ユダの行為を最終的に裁くことは、私たち人にはできません。本当の裁きをすることができるのは、人ではなく、神様だけだからです。
ペトロは、ユダの裏切りとその悲劇的な死について、完全には理解することはできなかったでしょう。
それでも彼は他の弟子たちを励まし、先へと進んで歩んでいくための言葉を語りました。
私たちはペトロの言葉を通して、その時の使徒たちに、“仲間のユダの裏切り死を乗り越えて、次の段階へ進もう、そこから進んで生きて行こう”という思いが与えられていたことを知ることができます。
ペトロは、“今やユダは私たちと一緒にはいない。しかし、主の復活の証人となる、という大切な働きが、私たちには与えられている。

だから、ユダの代わりの人を私たちは選ばねばならない”とそこで呼びかけたのです。

 ペトロは、ユダに代わって主の復活の証人となる人を選んで、キリストの福音を語る働きが続けられなくてはならない、と言いました。
 彼らはヨセフとマティアという二人の人を立てて、そして祈りました。
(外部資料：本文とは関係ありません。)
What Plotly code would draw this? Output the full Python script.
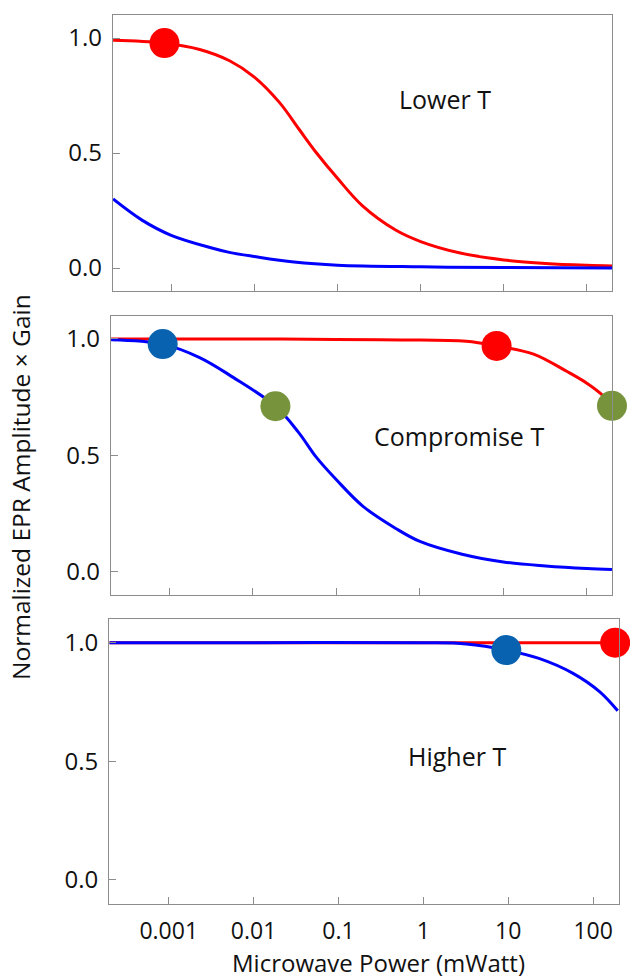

“その二人のうちどちらを選ぶべきか、お示しください”、と言って彼らは神に祈りました。
 ヨセフとマティアの二人については、弟子たちが祈りと話し合いによってその二人を自分たちで選んだと思われます。
 しかし、最終的に二人のうちどちらを選ぶべきか、について彼らは“くじ”という方法によって、完全に神の御心に任せようとしました。

 今の私たちは、教会の代表者や執事を選ぶときに、くじで選ぶということはしないと思います。
しかし、祈りと話し合いを続けたうえで、自分たちに最善だと思われる選択をした後で、“本当の答えを知っておられるのは主なる神様のみです”という信仰の表れとして、今日の箇所では、“くじ”という方法が用いられたのだと思います。

そして選ばれたのはマティアの方でした。
このように主は必要な時に、信仰の仲間を、福音宣教の働きを共に担うための仲間を今の私たちにも加えて、与えてくださいます。
そして私たちはたとえ挫折しても、辛いことがあっても、落ち込んでも、再び立ち上がることができます。
主イエス様が私たちたちのめに祈ってくださっており、私たちを再び立ち上がらせてくださるからです。
そして私たち人のどんな弱さや悪意があっても、復活の主イエス・キリストの福音が述べ伝えられる働きが完全に妨げられることはありません。
死んでもなお生きておられる復活の主イエス・キリストこそが、私たちを常に生かし、前へ進ませてくださいます。
私たちは、復活の主に日々生かされている者として、たとえ困難な中でも主によって再び立ち上がらせていただき、主にある信仰の喜びを世に伝える者として歩んでいきたいと願います。